Появление этой, с позволения сказать, скульптуры в городском ансамбле произошло довольно стихийно. Народный умелец, который отчего-то возомнил себя художником, предложил эту черепаху на конкурс ледяных фигур. Жюри мероприятия пришло, мягко говоря, в замешательство от выбора материала, но горе-Роден ныл, что "на лед у него аллергия", а еще "он автор и так видит".
Несмотря на аргументы, скульптура была отвергнута. Однако это не остудило пыл: умелец принялся возить сосновое пресмыкающееся на все мыслимые и немыслимые фестивали. Черепаха собирала утешительные призы и почетные грамоты.
Последним стал конкурс блинопеков. Художник, как всегда, приволок деревянного уродца, установил в центре площади, но, вопреки обыкновению, вдруг заявил, что устал доказывать что-либо невежественным обывателям, соревноваться ни с кем не желает, дух соперничества утратил: что победа, что поражение – ему все равно.
Горожане прослезились от счастья! Накормили призовыми блинами и вздохнули спокойно. А черепаха так и осталась стоять, покрываясь с северной стороны мхом, а с южной – пылью. И сто лет простояла, если бы не четверо балбесов!
Искатель приключений, который, войдя в город, заметно прибавил шаг, тоже обратил внимание на молодых людей, совершающих странные манипуляции с не менее странным объектом. Никанор не отводил взгляда от действа, но при этом сохранял быстроту передвижения. В общем, со столбом он встретился на полной скорости…
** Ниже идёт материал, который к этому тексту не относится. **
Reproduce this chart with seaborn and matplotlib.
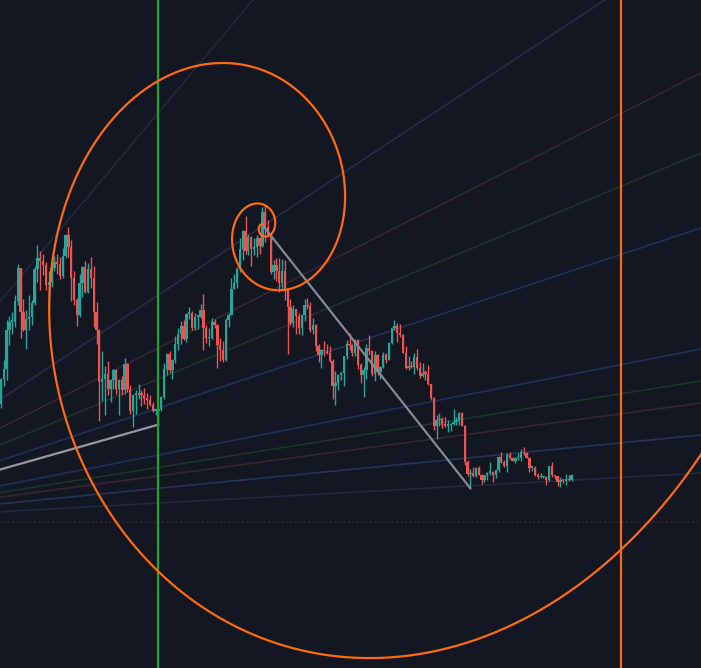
import numpy as np
import pandas as pd
import matplotlib
matplotlib.use("Agg")
import matplotlib.pyplot as plt
import seaborn as sns

BG = "#131722"
sns.set_theme(style="dark", rc={"axes.facecolor": BG, "figure.facecolor": BG})

# ---- price data: 3-day candles starting 2021-02-01, prices in k USD ----
period_days = 3
first_open = 33.1
close = [37.6, 39.3, 46.4, 47.9, 47.9, 51.6, 57.5, 49.7, 46.3, 48.4,
         48.8, 51.3, 57.3, 59.3, 58.8, 58.1, 54.5, 55.0, 57.6, 58.7,
         58.2, 56.1, 59.8, 63.5, 61.3, 55.7, 51.7, 49.1, 54.8, 57.8,
         53.3, 57.4, 55.8, 49.7, 46.4, 37.0, 37.5, 38.4, 35.7, 37.3,
         39.2, 35.8, 37.3, 35.6, 40.2, 35.8, 31.7, 34.7, 34.7, 35.0,
         34.7, 33.9, 33.8, 32.9, 31.8, 31.8, 32.1, 34.3, 39.4, 42.0,
         39.2, 40.9, 43.8, 45.6, 47.1, 44.7, 49.3, 49.5, 46.8, 48.8,
         48.8, 50.0, 46.8, 44.9, 44.9, 47.8, 47.3, 43.6, 42.8, 41.0,
         48.1, 49.1, 53.8, 54.9, 57.4, 60.9, 64.3, 60.7, 63.1, 61.0,
         61.3, 63.0, 61.5, 67.6, 64.9, 63.5, 56.9, 58.1, 57.1, 54.8,
         57.0, 53.6, 50.6, 47.6, 50.1, 48.9, 46.7, 49.0, 50.8, 50.7,
         46.4, 47.3, 43.4, 41.8, 42.7, 42.6, 42.2, 40.7, 36.3, 36.9,
         38.2, 38.7, 41.6, 43.9, 43.6, 42.2, 44.6, 40.1, 38.3, 39.2,
         43.2, 42.5, 38.4, 41.9, 38.8, 39.7, 41.8, 41.0, 44.0, 46.8,
         47.1, 45.8, 45.5, 42.3, 39.5, 39.9, 39.7, 41.5, 39.5, 38.1,
         38.6, 38.5, 36.6, 34.1, 29.0, 30.1, 30.4, 29.2, 29.1, 29.2,
         29.4, 29.8, 29.9, 31.4, 29.1, 22.5, 20.4, 20.6, 20.0, 21.5,
         20.3, 19.3, 20.2, 20.6, 20.8, 20.2, 21.2, 23.4, 22.6, 21.9,
         23.8, 23.3, 22.8, 23.2, 23.2, 24.4, 24.1, 23.3, 21.5, 21.5,
         20.3, 19.8, 19.8, 19.8, 19.3, 21.8, 20.2, 20.0, 18.9, 19.3,
         19.2, 19.4, 19.3, 20.3]
high = [37.7, 40.9, 48.1, 48.9, 49.7, 52.6, 58.3, 57.5, 52.0, 50.0,
        52.6, 51.8, 58.0, 61.7, 60.6, 60.0, 58.6, 57.1, 58.4, 59.7,
        60.0, 59.5, 61.2, 63.7, 64.9, 62.6, 57.0, 52.1, 56.4, 58.0,
        58.9, 58.4, 59.5, 57.9, 51.4, 46.6, 42.5, 39.8, 40.8, 37.5,
        39.4, 39.3, 37.5, 38.0, 41.3, 40.5, 36.4, 34.8, 35.5, 36.6,
        35.6, 35.9, 35.0, 34.6, 33.3, 32.2, 32.4, 34.5, 40.5, 42.3,
        42.6, 41.2, 45.3, 46.8, 48.0, 48.1, 49.4, 50.5, 49.8, 49.4,
        48.9, 51.0, 52.9, 47.3, 46.8, 48.5, 48.3, 47.5, 45.0, 44.4,
        48.5, 49.5, 55.7, 56.5, 57.8, 62.9, 64.5, 67.0, 63.7, 63.3,
        62.9, 63.5, 63.1, 68.5, 69.0, 66.3, 63.6, 59.0, 59.3, 59.4,
        59.2, 59.0, 53.9, 51.9, 50.8, 50.2, 49.4, 49.3, 51.9, 52.1,
        51.4, 48.6, 47.5, 43.8, 43.0, 44.4, 43.8, 43.5, 41.1, 38.9,
        38.4, 38.9, 41.7, 44.5, 45.8, 43.9, 44.8, 44.7, 40.4, 39.7,
        43.8, 45.4, 42.8, 42.6, 42.0, 39.9, 42.4, 42.3, 44.2, 46.9,
        48.2, 47.6, 47.4, 45.7, 43.4, 41.6, 40.8, 42.2, 42.9, 40.6,
        40.4, 39.1, 40.0, 36.7, 34.3, 31.0, 31.4, 30.7, 30.6, 30.2,
        29.6, 32.2, 30.6, 31.5, 31.6, 29.2, 23.0, 21.3, 21.7, 21.7,
        21.9, 20.4, 20.3, 20.8, 22.5, 20.9, 21.3, 23.6, 24.3, 23.0,
        24.2, 24.4, 23.5, 23.4, 24.2, 24.9, 25.2, 24.3, 23.4, 21.7,
        21.8, 20.6, 20.5, 20.0, 20.0, 21.9, 22.6, 20.3, 20.1, 19.9,
        19.4, 20.4, 20.2, 20.4]
low = [32.3, 36.2, 37.4, 43.7, 45.6, 47.0, 50.8, 45.0, 46.2, 43.0,
       46.3, 47.2, 50.8, 55.0, 53.6, 56.3, 53.5, 50.4, 54.2, 57.0,
       56.5, 55.5, 55.8, 59.4, 59.6, 51.6, 50.9, 47.1, 48.8, 52.4,
       53.0, 53.0, 54.0, 46.9, 43.9, 30.0, 33.5, 31.1, 34.7, 33.4,
       35.7, 34.8, 31.0, 34.6, 34.8, 35.1, 31.3, 28.8, 31.3, 33.9,
       32.7, 33.1, 32.1, 32.6, 31.6, 31.0, 29.3, 31.7, 33.9, 38.3,
       38.7, 37.5, 40.4, 42.8, 43.9, 44.6, 44.2, 48.3, 46.3, 46.4,
       46.5, 48.6, 42.8, 44.1, 43.4, 44.7, 46.8, 39.6, 40.8, 40.6,
       40.8, 46.9, 49.0, 53.7, 54.0, 56.8, 59.0, 60.0, 59.9, 58.0,
       59.9, 59.6, 60.1, 61.3, 62.3, 63.3, 56.5, 55.6, 55.3, 53.3,
       53.6, 51.7, 42.0, 47.3, 46.9, 45.7, 45.6, 45.5, 48.0, 50.1,
       46.0, 45.7, 42.5, 40.6, 39.6, 41.7, 42.0, 40.6, 34.0, 32.9,
       35.5, 37.3, 36.3, 41.1, 42.8, 41.7, 41.6, 39.4, 36.8, 34.3,
       37.5, 41.8, 38.0, 37.2, 38.2, 37.6, 39.5, 40.5, 40.9, 43.8,
       46.4, 44.2, 45.1, 42.2, 39.3, 39.2, 39.5, 38.5, 39.2, 37.7,
       37.9, 37.4, 36.4, 33.7, 28.3, 26.7, 29.1, 28.7, 28.8, 28.0,
       28.2, 29.3, 29.2, 29.2, 29.0, 22.1, 20.1, 17.6, 19.8, 19.9,
       20.2, 18.6, 18.9, 19.3, 20.3, 18.9, 19.6, 20.7, 22.3, 21.6,
       20.7, 23.1, 22.7, 22.4, 22.9, 22.7, 23.8, 23.2, 20.8, 20.9,
       20.1, 19.5, 19.6, 19.6, 18.5, 19.2, 19.9, 19.5, 18.3, 18.1,
       18.7, 18.5, 19.2, 19.2]

# ---- visible window (days since 2021-02-01, k USD) ----
x_view = (0.0, 748.1)
y_view = (-14.6, 105.9)

# ---- drawings ----
vline_days = [169.0, 662.7]
vline_colors = ["#1fa32a", "#ff6a0d"]

fan_origin_day, fan_origin_price = -197.4, 11.73
fan_end_day = 748.1
fan_end_price = [202.3, 117.4, 92.75, 78.31, 64.78, 42.94, 37.17, 33.2, 27.43, 20.57, 11.73]
fan_colors = ["#222838", "#262c47", "#36252e", "#1d3327", "#1f2e5b", "#1f2e5b",
              "#1d3327", "#36252e", "#273157", "#212740", "#3b242e"]
fan_styles = ["-"] * 10 + [":"]

base_end_day, base_end_price = 169.0, 29.3
trend_days = [282.0, 502.0]
trend_prices = [64.9, 17.8]

spiral_pole_day, spiral_pole_price = 281.0, 64.87
spiral_day_scale, spiral_price_scale = 83.35, 17.51

UP, DOWN = "#26a69a", "#ef5350"
GRAY = "#9598a1"
ORANGE = "#ff6a0d"

# ---- build candles ----
n = min(len(close), len(high), len(low))
c = np.array(close[:n])
o = np.r_[first_open, c[:-1]]
h = np.maximum(np.array(high[:n]), np.maximum(o, c))
lo = np.minimum(np.array(low[:n]), np.minimum(o, c))
day = np.arange(n) * period_days + 1.0
df = pd.DataFrame({"day": day, "open": o, "high": h, "low": lo, "close": c})
df["color"] = np.where(df["close"] >= df["open"], UP, DOWN)

fig = plt.figure(figsize=(7.01, 6.68), dpi=100)
ax = fig.add_axes([0, 0, 1, 1])
ax.set_facecolor(BG)

# fan lines
for p_end, col, ls in zip(fan_end_price, fan_colors, fan_styles):
    sns.lineplot(x=[fan_origin_day, fan_end_day], y=[fan_origin_price, p_end],
                 ax=ax, color=col, linewidth=1.2, linestyle=ls, sort=False,
                 estimator=None, zorder=1)

# candles
ax.vlines(df["day"], df["low"], df["high"], colors=df["color"], linewidth=1.0, zorder=3)
ax.bar(df["day"], np.maximum((df["close"] - df["open"]).abs(), 0.25),
       bottom=np.minimum(df["open"], df["close"]), width=2.5,
       color=df["color"], linewidth=0, zorder=3)

# gray trend lines
sns.lineplot(x=[fan_origin_day, base_end_day], y=[fan_origin_price, base_end_price],
             ax=ax, color=GRAY, linewidth=1.6, sort=False, estimator=None, zorder=4)
sns.lineplot(x=trend_days, y=trend_prices, ax=ax, color="#868993", linewidth=1.6,
             sort=False, estimator=None, zorder=4)

# vertical lines
for d, col in zip(vline_days, vline_colors):
    ax.axvline(d, color=col, linewidth=1.6, zorder=5)

# Fibonacci spiral (golden growth per quarter turn)
b = np.log((1 + 5 ** 0.5) / 2) / (np.pi / 2)
theta = np.linspace(-3.5 * np.pi, 2.2 * np.pi, 3000)
growth = np.exp(b * theta)
sp = pd.DataFrame({
    "day": spiral_pole_day + spiral_day_scale * growth * np.cos(theta),
    "price": spiral_pole_price + spiral_price_scale * growth * np.sin(theta),
})
sns.lineplot(data=sp, x="day", y="price", ax=ax, color=ORANGE, linewidth=1.6,
             sort=False, estimator=None, zorder=6)

ax.set_xlim(*x_view)
ax.set_ylim(*y_view)
ax.set_xticks([])
ax.set_yticks([])
ax.set_xlabel("")
ax.set_ylabel("")
ax.grid(False)
for s in ax.spines.values():
    s.set_visible(False)

fig.savefig("out.png", dpi=100, facecolor=BG)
Удара Гриб-Папирус, конечно, не услышал, только увидел. Зрелище не для слабонервных. Он тяжело вздохнул, спрятал трубу в шкаф и поспешил вниз – выручать разиню.
– Ты кто будешь-то? – участливо поинтересовался он у Никанора, сумевши, наконец, усадить последнего. Вопрос был отнюдь не праздный: после столкновения со столбом, пациента пришлось приводить в чувство не меньше получаса.
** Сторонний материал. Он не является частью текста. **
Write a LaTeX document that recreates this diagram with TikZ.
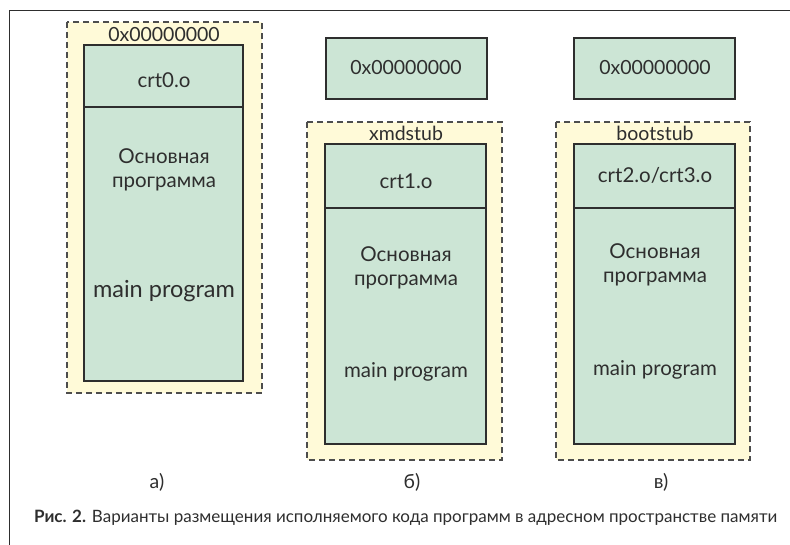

– Не знаю… – прошептал Никанор, ощупывая на лбу огромную шишку, и жалобно добавил, – Ничего не знаю…
Никанор забыл все: кто, откуда, как оказался здесь. Он забыл о кладах и раскопках, об Атлантиде и Трое, о золоте скифов и могиле Тамерлана, и о китайском ордене с мордой хохочущей лисы тоже забыл.
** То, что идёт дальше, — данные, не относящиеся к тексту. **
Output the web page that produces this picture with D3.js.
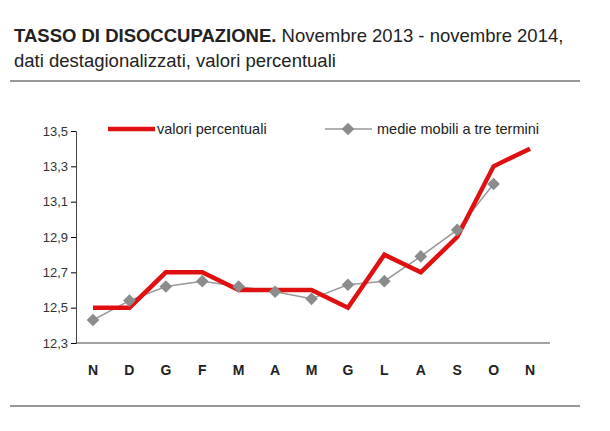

– Ну, почему всегда так?! Вот всегда! Ни чему жизнь не учит! А я предупреждал! Говорил же: оставь, не пей. Особенно, если единственным леденцом закусывать и при этом лопатой на жаре махать – можно и кони двинуть!
Горестный монолог сотрудника археологической экспедиции не произвел никакого, даже психотерапевтического, эффекта. Лохматый тощий парень облизнул растрескавшиеся от жары и пыли губы, перевернул выцветшую бейсболку козырьком назад, зачем-то протер черенок заступа, и снова с ненавистью посмотрел в сторону друга, мертвецки прикорнувшего на краю раскопа.
У беспробудного тела товарища крутилась приблудная псина и с интересом облизывала его руку.
Парень негодующе плюнул:
– Ведь клялся, сволочь! В грудь себя бил! Еще утром пузырился: не буду, мол, только если вместе вечером посидим у костра культурно… Посидели! Собаку эту шелудивую привадил! Толку никакого – только жрет! Нюх у нее… На харчи у нее нюх! С какого перепуга она будет древние захоронения искать, когда свежие макароны есть?! Говорил же этому убогому: давай квасом торговать на розлив. Между прочим, верная прибыль, если знать, где стоять. Нет! Ему же экспедицию подавай! Историко-культурное наследие, бла-бла-бла! Чтобы сразу обогатиться и прославиться: два в одном! Прямо шампунь-кондиционер! Как же! Разбогатеешь тут! Третий месяц под этой стеной ковыряемся! Надо было с остальными сваливать еще неделю назад. Ловить здесь нечего. Спирт закончился, крупа тоже. Дальше только из этого пса рагу по-корейски готовить!